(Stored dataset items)
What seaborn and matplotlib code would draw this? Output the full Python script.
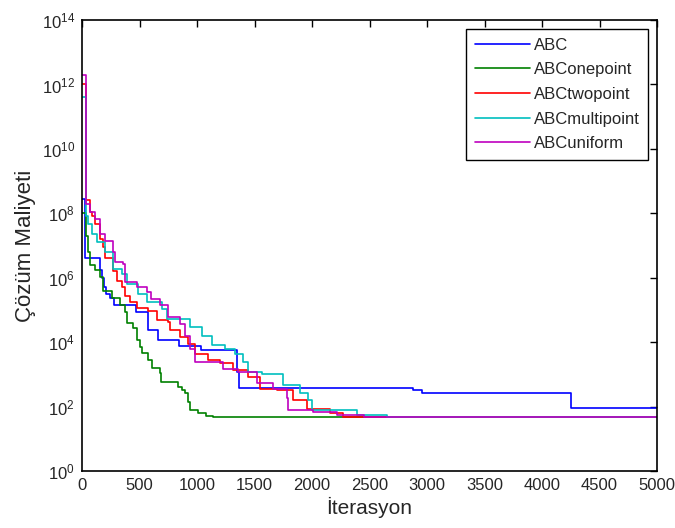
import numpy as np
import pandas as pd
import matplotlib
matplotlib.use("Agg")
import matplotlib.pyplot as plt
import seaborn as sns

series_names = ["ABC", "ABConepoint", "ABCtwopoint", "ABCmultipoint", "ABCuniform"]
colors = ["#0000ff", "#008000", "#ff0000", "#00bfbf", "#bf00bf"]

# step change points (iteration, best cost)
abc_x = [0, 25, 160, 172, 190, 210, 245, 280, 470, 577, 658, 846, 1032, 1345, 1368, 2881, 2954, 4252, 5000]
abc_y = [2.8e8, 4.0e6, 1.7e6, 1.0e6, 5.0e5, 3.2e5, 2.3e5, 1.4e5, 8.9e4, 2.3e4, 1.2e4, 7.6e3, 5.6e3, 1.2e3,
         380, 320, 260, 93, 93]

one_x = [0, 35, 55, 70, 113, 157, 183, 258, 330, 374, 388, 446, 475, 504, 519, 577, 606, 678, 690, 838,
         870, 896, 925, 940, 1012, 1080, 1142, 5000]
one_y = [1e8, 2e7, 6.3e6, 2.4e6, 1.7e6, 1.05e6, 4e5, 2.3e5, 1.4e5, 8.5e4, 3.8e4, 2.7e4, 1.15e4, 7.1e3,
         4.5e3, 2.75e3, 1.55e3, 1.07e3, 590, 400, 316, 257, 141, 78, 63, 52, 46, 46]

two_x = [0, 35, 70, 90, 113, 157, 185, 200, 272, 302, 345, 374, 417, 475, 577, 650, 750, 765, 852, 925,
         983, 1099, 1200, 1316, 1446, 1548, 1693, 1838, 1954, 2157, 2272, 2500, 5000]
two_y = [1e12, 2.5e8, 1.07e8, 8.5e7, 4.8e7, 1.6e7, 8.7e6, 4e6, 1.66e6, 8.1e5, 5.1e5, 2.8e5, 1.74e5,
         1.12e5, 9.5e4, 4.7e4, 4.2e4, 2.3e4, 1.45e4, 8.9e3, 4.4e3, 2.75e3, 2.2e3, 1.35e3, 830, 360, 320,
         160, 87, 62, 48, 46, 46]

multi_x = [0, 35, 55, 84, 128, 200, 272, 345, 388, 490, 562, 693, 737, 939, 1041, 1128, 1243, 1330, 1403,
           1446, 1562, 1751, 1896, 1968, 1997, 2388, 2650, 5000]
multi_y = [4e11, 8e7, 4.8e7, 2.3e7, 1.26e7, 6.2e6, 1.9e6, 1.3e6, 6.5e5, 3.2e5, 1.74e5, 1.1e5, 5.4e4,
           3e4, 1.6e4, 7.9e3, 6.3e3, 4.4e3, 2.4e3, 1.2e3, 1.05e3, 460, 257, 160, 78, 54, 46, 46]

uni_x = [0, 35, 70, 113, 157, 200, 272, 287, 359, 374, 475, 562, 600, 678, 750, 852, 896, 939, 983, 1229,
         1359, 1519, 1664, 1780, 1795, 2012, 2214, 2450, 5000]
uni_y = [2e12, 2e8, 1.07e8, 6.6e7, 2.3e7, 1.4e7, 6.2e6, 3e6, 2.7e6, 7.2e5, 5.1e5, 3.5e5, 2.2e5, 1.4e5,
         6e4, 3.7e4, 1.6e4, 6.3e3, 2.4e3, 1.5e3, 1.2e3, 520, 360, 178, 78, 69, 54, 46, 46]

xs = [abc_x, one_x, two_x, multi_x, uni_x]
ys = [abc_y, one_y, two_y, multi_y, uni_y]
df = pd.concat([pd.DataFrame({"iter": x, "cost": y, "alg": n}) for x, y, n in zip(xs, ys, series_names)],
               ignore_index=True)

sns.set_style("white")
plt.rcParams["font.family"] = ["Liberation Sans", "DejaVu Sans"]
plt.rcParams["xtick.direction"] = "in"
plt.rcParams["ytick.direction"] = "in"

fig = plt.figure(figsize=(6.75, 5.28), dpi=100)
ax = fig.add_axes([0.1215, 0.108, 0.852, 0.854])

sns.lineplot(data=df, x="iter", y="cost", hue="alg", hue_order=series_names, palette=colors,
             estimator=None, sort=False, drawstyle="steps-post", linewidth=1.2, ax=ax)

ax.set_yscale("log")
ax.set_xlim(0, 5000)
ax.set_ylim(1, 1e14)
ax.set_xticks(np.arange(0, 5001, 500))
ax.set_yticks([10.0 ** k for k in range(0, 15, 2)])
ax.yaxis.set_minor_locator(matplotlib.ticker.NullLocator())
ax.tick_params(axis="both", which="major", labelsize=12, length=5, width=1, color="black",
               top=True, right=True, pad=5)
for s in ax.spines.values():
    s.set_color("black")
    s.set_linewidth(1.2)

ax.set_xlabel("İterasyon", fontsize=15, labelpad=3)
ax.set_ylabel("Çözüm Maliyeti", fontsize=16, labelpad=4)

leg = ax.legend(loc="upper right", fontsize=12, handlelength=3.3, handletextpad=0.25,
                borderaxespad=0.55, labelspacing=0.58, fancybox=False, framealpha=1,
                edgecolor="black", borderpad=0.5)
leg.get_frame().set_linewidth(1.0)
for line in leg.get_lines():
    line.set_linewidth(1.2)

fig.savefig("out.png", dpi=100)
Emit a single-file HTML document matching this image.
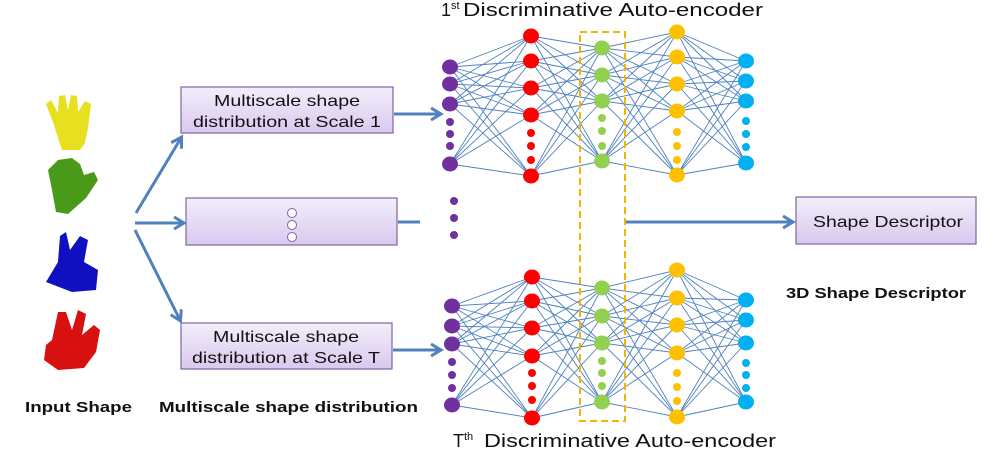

**GIVEN TASK**: Reproduce the records word for word, please, from their first line up to and including the line that contains "78, 54, 46, 46]", but no pictures.

**COMPLETED TASK**:
What seaborn and matplotlib code would draw this? Output the full Python script.
import numpy as np
import pandas as pd
import matplotlib
matplotlib.use("Agg")
import matplotlib.pyplot as plt
import seaborn as sns

series_names = ["ABC", "ABConepoint", "ABCtwopoint", "ABCmultipoint", "ABCuniform"]
colors = ["#0000ff", "#008000", "#ff0000", "#00bfbf", "#bf00bf"]

# step change points (iteration, best cost)
abc_x = [0, 25, 160, 172, 190, 210, 245, 280, 470, 577, 658, 846, 1032, 1345, 1368, 2881, 2954, 4252, 5000]
abc_y = [2.8e8, 4.0e6, 1.7e6, 1.0e6, 5.0e5, 3.2e5, 2.3e5, 1.4e5, 8.9e4, 2.3e4, 1.2e4, 7.6e3, 5.6e3, 1.2e3,
         380, 320, 260, 93, 93]

one_x = [0, 35, 55, 70, 113, 157, 183, 258, 330, 374, 388, 446, 475, 504, 519, 577, 606, 678, 690, 838,
         870, 896, 925, 940, 1012, 1080, 1142, 5000]
one_y = [1e8, 2e7, 6.3e6, 2.4e6, 1.7e6, 1.05e6, 4e5, 2.3e5, 1.4e5, 8.5e4, 3.8e4, 2.7e4, 1.15e4, 7.1e3,
         4.5e3, 2.75e3, 1.55e3, 1.07e3, 590, 400, 316, 257, 141, 78, 63, 52, 46, 46]

two_x = [0, 35, 70, 90, 113, 157, 185, 200, 272, 302, 345, 374, 417, 475, 577, 650, 750, 765, 852, 925,
         983, 1099, 1200, 1316, 1446, 1548, 1693, 1838, 1954, 2157, 2272, 2500, 5000]
two_y = [1e12, 2.5e8, 1.07e8, 8.5e7, 4.8e7, 1.6e7, 8.7e6, 4e6, 1.66e6, 8.1e5, 5.1e5, 2.8e5, 1.74e5,
         1.12e5, 9.5e4, 4.7e4, 4.2e4, 2.3e4, 1.45e4, 8.9e3, 4.4e3, 2.75e3, 2.2e3, 1.35e3, 830, 360, 320,
         160, 87, 62, 48, 46, 46]

multi_x = [0, 35, 55, 84, 128, 200, 272, 345, 388, 490, 562, 693, 737, 939, 1041, 1128, 1243, 1330, 1403,
           1446, 1562, 1751, 1896, 1968, 1997, 2388, 2650, 5000]
multi_y = [4e11, 8e7, 4.8e7, 2.3e7, 1.26e7, 6.2e6, 1.9e6, 1.3e6, 6.5e5, 3.2e5, 1.74e5, 1.1e5, 5.4e4,
           3e4, 1.6e4, 7.9e3, 6.3e3, 4.4e3, 2.4e3, 1.2e3, 1.05e3, 460, 257, 160, 78, 54, 46, 46]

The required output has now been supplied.